Apple’s WWDC 2020 keynote event — what to expect and how to watch

iOS 14, iPadOS 14, macOS ‘California landmark’, and Apple barking at you to get fit

WWDC 2020 is looming into view. Apple’s invite to developers: Ready. Set. Code. Only COVID–19 means this year’s event is a very different beast from before.

Kicking off on 22 June (today!) — with a keynote you’ll be able to watch online here at 6pm (add a reminder to your calendar here) — this year’s WWDC is entirely virtual. So what does that all mean?

What to expect at WWDC 2020

Remember this is still Apple’s conference for developers. So although Apple will reveal a bunch of shiny features that’ll make your Apple kit do fancy new things, the event remains primarily for people who make apps and games — not you.

The keynote is the prize for the rest of us — a glimpse into Apple’s future (although this year probably without adoring crowds whooping at every reveal). But what specifically will we see? Stuff has summoned its favourite prediction pigeon to find out. Coo.

iOS 14

Short of Apple setting fire to its own trousers, iOS (which might get rebranded iPhoneOS, to bring it into line with Apple’s other operating systems) will bring new things to your iPhone. Most notably, a long-rumoured Home screen revamp is reportedly fully baked, which will provide a smart list view of your apps, bringing to the fore those that are most-used and that want your attention.

Messages is getting a revamp to bring it kicking and screaming into the modern era (in other words, it’ll get @mentions). Elsewhere, Safari’s rumoured to be getting swanky auto-translate, you’ll be able to set third-party apps as defaults, and iCloud Keychain will become more like a full-fledged password manager with password reuse warnings and 2FA.

Macs get fully ARMed

If Apple’s not planning a billion new features for macOS 10.16, perhaps that’s because its hands are full with the imminent transition of Macs to ARM. We say ‘imminent’ with a furrowed brow, because ARM Macs have been rumoured for a long time. But it does sound like this year it will really happen.

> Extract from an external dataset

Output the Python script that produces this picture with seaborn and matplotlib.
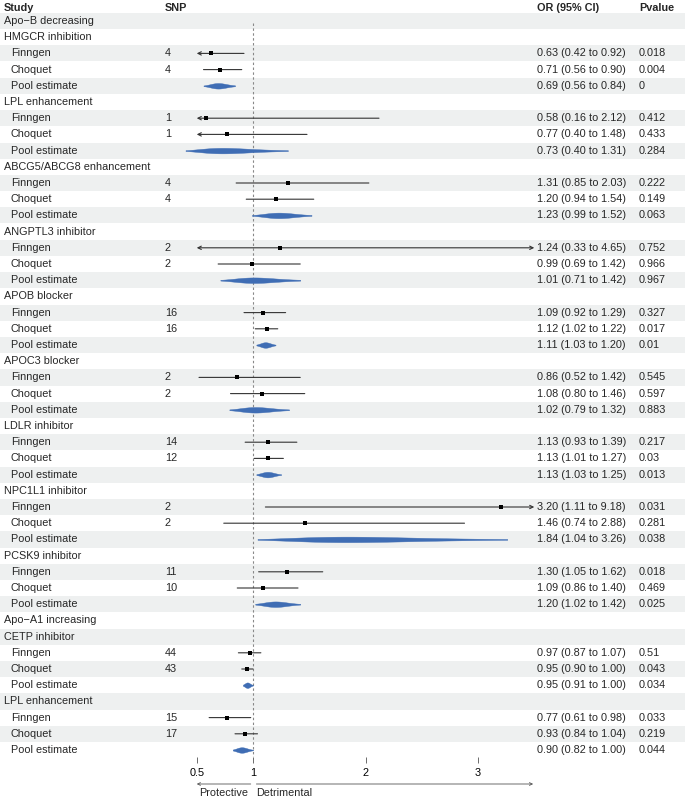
import numpy as np
import pandas as pd
import matplotlib
matplotlib.use("Agg")
import matplotlib.pyplot as plt
import seaborn as sns

# ---------------- data ----------------
sections = ["Apo−B decreasing", "Apo−A1 increasing"]
targets = ["HMGCR inhibition", "LPL enhancement", "ABCG5/ABCG8 enhancement",
           "ANGPTL3 inhibitor", "APOB blocker", "APOC3 blocker", "LDLR inhibitor",
           "NPC1L1 inhibitor", "PCSK9 inhibitor", "CETP inhibitor", "LPL enhancement"]
target_section = [0, 0, 0, 0, 0, 0, 0, 0, 0, 1, 1]

snp_finngen = [4, 1, 4, 2, 16, 2, 14, 2, 11, 44, 15]
snp_choquet = [4, 1, 4, 2, 16, 2, 12, 2, 10, 43, 17]

or_finngen = [0.63, 0.58, 1.31, 1.24, 1.09, 0.86, 1.13, 3.20, 1.30, 0.97, 0.77]
lo_finngen = [0.42, 0.16, 0.85, 0.33, 0.92, 0.52, 0.93, 1.11, 1.05, 0.87, 0.61]
hi_finngen = [0.92, 2.12, 2.03, 4.65, 1.29, 1.42, 1.39, 9.18, 1.62, 1.07, 0.98]
p_finngen = ["0.018", "0.412", "0.222", "0.752", "0.327", "0.545", "0.217", "0.031", "0.018", "0.51", "0.033"]

or_choquet = [0.71, 0.77, 1.20, 0.99, 1.12, 1.08, 1.13, 1.46, 1.09, 0.95, 0.93]
lo_choquet = [0.56, 0.40, 0.94, 0.69, 1.02, 0.80, 1.01, 0.74, 0.86, 0.90, 0.84]
hi_choquet = [0.90, 1.48, 1.54, 1.42, 1.22, 1.46, 1.27, 2.88, 1.40, 1.00, 1.04]
p_choquet = ["0.004", "0.433", "0.149", "0.966", "0.017", "0.597", "0.03", "0.281", "0.469", "0.043", "0.219"]

or_pool = [0.69, 0.73, 1.23, 1.01, 1.11, 1.02, 1.13, 1.84, 1.20, 0.95, 0.90]
lo_pool = [0.56, 0.40, 0.99, 0.71, 1.03, 0.79, 1.03, 1.04, 1.02, 0.91, 0.82]
hi_pool = [0.84, 1.31, 1.52, 1.42, 1.20, 1.32, 1.25, 3.26, 1.42, 1.00, 1.00]
p_pool = ["0", "0.284", "0.063", "0.967", "0.01", "0.883", "0.013", "0.038", "0.025", "0.034", "0.044"]

x_ticks = [0.5, 1, 2, 3]
x_limits = (0.5, 3.5)

# ---------------- build rows ----------------
rows = []
cur_sec = None
for k, t in enumerate(targets):
    if target_section[k] != cur_sec:
        cur_sec = target_section[k]
        rows.append(dict(kind="section", label=sections[cur_sec]))
    rows.append(dict(kind="target", label=t))
    rows.append(dict(kind="study", label="Finngen", snp=snp_finngen[k], est=or_finngen[k],
                     lo=lo_finngen[k], hi=hi_finngen[k], p=p_finngen[k]))
    rows.append(dict(kind="study", label="Choquet", snp=snp_choquet[k], est=or_choquet[k],
                     lo=lo_choquet[k], hi=hi_choquet[k], p=p_choquet[k]))
    rows.append(dict(kind="pool", label="Pool estimate", snp=None, est=or_pool[k],
                     lo=lo_pool[k], hi=hi_pool[k], p=p_pool[k]))
df = pd.DataFrame(rows)
df["row"] = np.arange(len(df))
n = len(df)

# ---------------- figure / layout ----------------
sns.set_theme(style="white")
plt.rcParams["font.family"] = ["Liberation Sans", "DejaVu Sans"]
FS = 7.8

W, H = 685, 800
fig = plt.figure(figsize=(W / 100, H / 100), dpi=100)
y0_px, dy_px = 21.0, 16.2           # first row centre and row pitch (pixels)
x1_px, unit_px = 253.0, 112.5       # pixel of OR=1 and pixels per OR unit

top_row = (0 - y0_px) / dy_px
fig_bottom_row = (H - y0_px) / dy_px

# text / background axes
axt = fig.add_axes([0, 0, 1, 1])
axt.set_xlim(0, W)
axt.set_ylim(fig_bottom_row, top_row)
axt.axis("off")

# forest axes (x axis ticks at bottom)
axis_px = 757.0
axf = fig.add_axes([0, (H - axis_px) / H, 1, axis_px / H])
axf.set_facecolor("none")
axf.set_xlim(1 + (0 - x1_px) / unit_px, 1 + (W - x1_px) / unit_px)
axf.set_ylim((axis_px - y0_px) / dy_px, top_row)
for s in axf.spines.values():
    s.set_visible(False)
axf.set_yticks([])
axf.set_xticks(x_ticks)
axf.set_xticklabels([f"{v:g}" for v in x_ticks], fontsize=FS)
axf.tick_params(axis="x", bottom=True, direction="out", length=4.5, width=0.6,
                color="#555555", pad=3.5, labelcolor="black")
axf.grid(False)

# stripes
for r in df["row"]:
    if r % 2 == 0:
        axt.axhspan(r - 0.5, r + 0.5, color="#EEF0F0", lw=0, zorder=0)

# header
hy = -0.8
for xp, txt in [(4, "Study"), (165, "SNP"), (537, "OR (95% CI)"), (639, "Pvalue")]:
    axt.text(xp, hy, txt, fontsize=FS, fontweight="bold", va="center", ha="left")

# text columns
for _, r in df.iterrows():
    y = r["row"]
    xp = 4 if r["kind"] in ("section", "target") else 11
    axt.text(xp, y, r["label"], fontsize=FS, va="center", ha="left")
    if r["kind"] in ("study", "pool"):
        if r["kind"] == "study":
            axt.text(165, y, f"{int(r['snp'])}", fontsize=FS, va="center", ha="left")
        axt.text(537, y, f"{r['est']:.2f} ({r['lo']:.2f} to {r['hi']:.2f})",
                 fontsize=FS, va="center", ha="left")
        axt.text(639, y, r["p"], fontsize=FS, va="center", ha="left")

# reference line
axf.vlines(1, 0.1, n - 0.5, colors="#888888", linestyles=(0, (2.2, 2.2)), lw=0.8, zorder=1)

# study CIs
studies = df[df["kind"] == "study"]
for _, r in studies.iterrows():
    lo_c = max(r["lo"], x_limits[0])
    hi_c = min(r["hi"], x_limits[1])
    style = ("<" if r["lo"] < x_limits[0] else "") + "-" + (">" if r["hi"] > x_limits[1] else "")
    axf.annotate("", xy=(hi_c, r["row"]), xytext=(lo_c, r["row"]),
                 arrowprops=dict(arrowstyle=style, color="#333333", lw=0.8,
                                 shrinkA=0, shrinkB=0, mutation_scale=6), zorder=2)
sns.scatterplot(data=studies, x="est", y="row", marker="s", color="black", s=5,
                linewidth=0, ax=axf, legend=False, zorder=3)
axf.set_xlabel("")
axf.set_ylabel("")

# pooled estimate shapes (normal profile on log scale)
blue = "#3F6DB4"
half_h = 0.17
for _, r in df[df["kind"] == "pool"].iterrows():
    t = np.linspace(np.log(r["lo"]), np.log(r["hi"]), 300)
    se = (np.log(r["hi"]) - np.log(r["lo"])) / (2 * 1.96)
    h = half_h * np.exp(-0.5 * ((t - np.log(r["est"])) / se) ** 2)
    xs = np.exp(t)
    axf.fill_between(xs, r["row"] - h, r["row"] + h, color=blue, lw=0.3,
                     edgecolor=blue, zorder=3)

# direction arrows and labels below axis
arr_row = (784 - y0_px) / dy_px
lab_row = (793 - y0_px) / dy_px
axf.annotate("", xy=(x_limits[0], arr_row), xytext=(0.98, arr_row),
             arrowprops=dict(arrowstyle="->", color="#555555", lw=0.6, shrinkA=0, shrinkB=0,
                             mutation_scale=5), annotation_clip=False)
axf.annotate("", xy=(x_limits[1] - 0.01, arr_row), xytext=(1.03, arr_row),
             arrowprops=dict(arrowstyle="->", color="#555555", lw=0.6, shrinkA=0, shrinkB=0,
                             mutation_scale=5), annotation_clip=False)
axf.text(0.52, lab_row, "Protective", fontsize=FS, va="center", ha="left", clip_on=False)
axf.text(1.03, lab_row, "Detrimental", fontsize=FS, va="center", ha="left", clip_on=False)

fig.savefig("out.png", dpi=100)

At least for a given value of ‘happen’. Like when Apple got into bed with Intel, ditching PowerPC at the kerbside with naught but a change of clothes and a shoulder shrug, a switch to its own ARM chips will require huge effort from the company and developers alike. Expect a mix of thrills and abject terror from app creators, and for Apple itself to be aggressive and ambitious with its rollout plan.

Health and wellness

If there’s one thing we’ve learned about Apple in recent years: it wants to keep you alive and healthy. Apple Watch pivoted from wrist bling to health aid with remarkable speed, and watchOS looks set to introduce a tachymeter, and tracking for sleep and blood oxygen.

The iPhone is rumoured to be getting haptic feedback alerts for sirens, door sounds and bawling babies, which is handy for anyone with additional hearing needs — or a massive pair of cans over their lugs. And across all devices, we’ll soon be able to ‘enjoy’ being told to huff and puff on a daily basis by the hosts of Apple’s new Fitness app, packed to the gills with videos of sickeningly toned people demanding you work up a sweat.

Hints about hardware

We might of course get more than hints. There are rumours a new iMac will rock up, taking design cues from the iPad Pro, finally consigning to history the existing design with its meaty bezels and comically large chin. There are also rumblings about AirTags and over-ear headphones.

Mostly, though, WWDC provides pointers about the future direction of Apple products when developers start to dig into the code. Months before the iPhone 6 and 6 Plus arrived, iOS had frameworks for responsive apps, suggesting Apple would release phones with different screen sizes. Expect more of this, then, to discover what Apple will unveil later in the year, such as LiDAR for iPhone.

Loads and loads of betas

Given COVID–19’s impact, it’s impossible to know the effect on Apple — schedules might have slipped from the annual treadmill. If not, expect some — or possibly all — of the next major iterations of iOS, iPadOS, macOS, watchOS and tvOS to be available as developer betas immediately after the keynote, or within a few days of it.

Public betas will likely then roll out over the summer, letting you test drive new features before their official release. But be careful: some of last year’s betas were notoriously flaky, in some cases resulting in data loss. As ever, backup prior to installing them — or make do with what you have and just enjoy looking forward to the new toys you’ll get to play with this autumn.